The Strategic Divorce from Washington
The atmosphere in the Palau de Pedralbes is heavy with the realization that traditional alliances are fraying. Spain has taken the extraordinary step of closing its airspace to U.S. military flights involved in the Iran conflict and barring the use of joint bases in Andalusia for the war effort. This is a level of defiance unseen in decades of Transatlantic relations.
For Lula, the stakes are equally existential. Brazil has moved from being a regional giant to a global mediator, yet it remains vulnerable to the economic whims of the White House. The "Barcelona Resistance" is less about an "anti-Trump" agenda—as Lula carefully phrased it to avoid immediate retaliation—and more about creating an alternative economic and security architecture. By signing agreements on critical minerals and digital transformation, Madrid and Brasília are attempting to bypass the bottlenecks of the traditional Western financial system.
The Middle Power Manifesto
The presence of Mexican President Claudia Sheinbaum and European Council President António Costa suggests that this is not a niche gathering of left-wing ideologues. It is a pragmatic assembly of leaders who oversee significant portions of the global GDP but find themselves squeezed between the U.S. and China.
These leaders are looking toward the "Mark Carney doctrine" presented at Davos earlier this year. The Canadian Prime Minister argued that middle powers must seek new strategies to survive a world of "unprincipled antagonism." In Barcelona, that theory is being put into practice. The agreements being inked today cover the following strategic pillars:
- Critical Mineral Sovereignty: Ensuring that the transition to green energy doesn't simply trade one form of dependency for another.
- Technological Non-Alignment: Developing shared frameworks for AI and digital governance that aren't dictated by Silicon Valley or Beijing.
- Democratic Shielding: Creating a formal mechanism to combat the coordinated disinformation campaigns that have fueled the rise of reactionary movements across Europe and Latin America.
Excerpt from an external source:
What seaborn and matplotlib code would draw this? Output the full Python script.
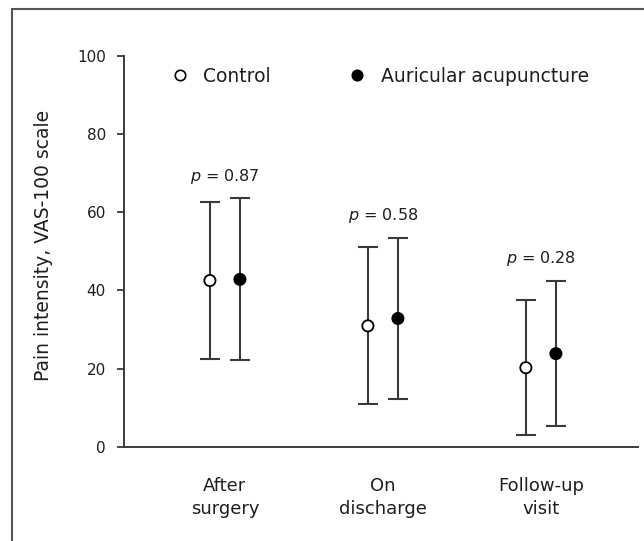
import matplotlib
matplotlib.use('Agg')
import pandas as pd
import seaborn as sns
import matplotlib.pyplot as plt
from matplotlib.lines import Line2D

# values (mean +/- SD, VAS-100)
timepoints = ['After\nsurgery', 'On\ndischarge', 'Follow-up\nvisit']
groups = ['Control', 'Auricular acupuncture']
control_mean = [42.5, 30.9, 20.2]
control_sd = [20.0, 20.1, 17.2]
acup_mean = [42.8, 32.8, 23.8]
acup_sd = [20.7, 20.7, 18.6]
p_values = ['0.87', '0.58', '0.28']

sns.set_style('white')
plt.rcParams['font.family'] = ['DejaVu Sans']
plt.rcParams['mathtext.fontset'] = 'dejavusans'

ink = '#1e1e1e'
line_col = '#3a3a3a'
palette = {'Control': 'white', 'Auricular acupuncture': 'black'}
offset = {'Control': -0.095, 'Auricular acupuncture': 0.095}

rows = []
for i, tp in enumerate(timepoints):
    rows.append(dict(tp=i, group='Control', mean=control_mean[i], sd=control_sd[i]))
    rows.append(dict(tp=i, group='Auricular acupuncture', mean=acup_mean[i], sd=acup_sd[i]))
df = pd.DataFrame(rows)
df['x'] = df['tp'] + df['group'].map(offset)

fig = plt.figure(figsize=(6.44, 5.41), dpi=100)
ax = fig.add_axes([0.1925, 0.1743, 0.798, 0.7227])

ax.errorbar(df['x'], df['mean'], yerr=df['sd'], fmt='none', ecolor=line_col,
            elinewidth=1.5, capsize=7.5, capthick=1.5, zorder=2)
sns.scatterplot(data=df, x='x', y='mean', hue='group', palette=palette,
                s=65, edgecolor='black', linewidth=1.3, legend=False, ax=ax, zorder=3)

# p-value labels above each pair
for i, p in enumerate(p_values):
    top = max(control_mean[i] + control_sd[i], acup_mean[i] + acup_sd[i])
    ax.text(i, top + 5.7, '$p$ = ' + p, ha='center', va='center', fontsize=11.5, color=ink)

ax.set_xlim(-0.639, 2.614)
ax.set_ylim(0, 100)
ax.set_yticks([0, 20, 40, 60, 80, 100])
ax.set_xticks(range(len(timepoints)))
ax.set_xticklabels(timepoints, fontsize=13, color=ink, linespacing=1.35)
ax.tick_params(axis='x', length=0, pad=22)
ax.tick_params(axis='y', length=5, width=1.3, color=line_col, pad=8, labelsize=11, labelcolor=ink, direction='out', left=True)
ax.set_xlabel('')
ax.set_ylabel('Pain intensity, VAS-100 scale', fontsize=13.5, color=ink)
ax.yaxis.set_label_coords(-0.138, 0.515)

sns.despine(ax=ax, top=True, right=True)
for side in ['left', 'bottom']:
    ax.spines[side].set_color(line_col)
    ax.spines[side].set_linewidth(1.4)

handles = [Line2D([], [], marker='o', ls='', markerfacecolor=palette[g],
                  markeredgecolor='black', markeredgewidth=1.2, markersize=7.5) for g in groups]
ax.legend(handles, groups, ncol=2, frameon=False, fontsize=13.5, loc='center left',
          bbox_to_anchor=(0.265, 0.8595), bbox_transform=fig.transFigure,
          borderpad=0, borderaxespad=0, handlelength=1.0, handletextpad=0.75,
          columnspacing=4.1, labelcolor=ink)

# thin frame around the figure (only left and top edges are visible)
fig.add_artist(Line2D([12 / 644, 12 / 644], [0, 1 - 9 / 541], transform=fig.transFigure,
                      color='#555555', lw=1.5))
fig.add_artist(Line2D([12 / 644, 1], [1 - 9 / 541, 1 - 9 / 541], transform=fig.transFigure,
                      color='#555555', lw=1.5))

fig.savefig('out.png', dpi=100)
The IV Meeting in Defence of Democracy is the fourth iteration of a forum that started at the UN. Its move to Barcelona, hosted by a Spanish government that has survived its own brutal bouts of polarization, lends the proceedings a sense of "front-line" urgency.
The Thaw and the New Front
One of the most significant subplots in Barcelona is the visible warming of relations between Spain and Mexico. Following King Felipe VI's recent acknowledgment of the "abuse" during the colonial era, Sheinbaum's presence marks the end of a long diplomatic winter. This reconciliation is vital for the progressive axis. Without Mexico, any attempt to create a "Global South-North" bridge is structurally unsound.
However, the "Global Progressive Mobilisation" scheduled for the conference center at Fira Gran Via is where the rhetoric meets the street. With 3,000 attendees, including U.S. Democratic Senator Chris Murphy, the event is designed to prove that progressive governance can address the "skyrocketing" cost of living that is currently feeding far-right gains.
The High Cost of Defiance
There is a palpable risk in what Sánchez and Lula are doing. By positioning Spain as a "world reference" for non-belligerence and progressive industry, Sánchez is gambling on the idea that the European Union will follow his lead rather than isolate him. The European Commission remains divided, and while figures like Costa are supportive, the "frugal" members of the EU view Spain’s pivot toward Brazil and China with deep suspicion.
Lula faces a similar challenge. His "no to war" stance and refusal to align with Washington’s Iranian campaign has placed him in the crosshairs of a U.S. administration that views any deviation as a betrayal.
The success of the Barcelona summit will not be measured by the eloquence of the speeches delivered at the Fira. It will be measured by whether these middle powers can actually sustain a "rules-based order" when the primary authors of those rules have decided to stop following them.
The strategy is clear: link the mineral wealth of South America with the industrial and technological hubs of Europe. If they can build a supply chain that doesn't require a green light from Washington or Beijing, they will have done something more than just hold a meeting. They will have created a new pole of power in a multi-polar world.
The royal palace in Barcelona, once a symbol of old-world empire, is now the laboratory for a modern sovereignty that relies on digital codes and lithium rather than crowns and colonies. Whether this coalition can hold under the inevitable economic pressure from the superpowers remains the most pressing question in global politics.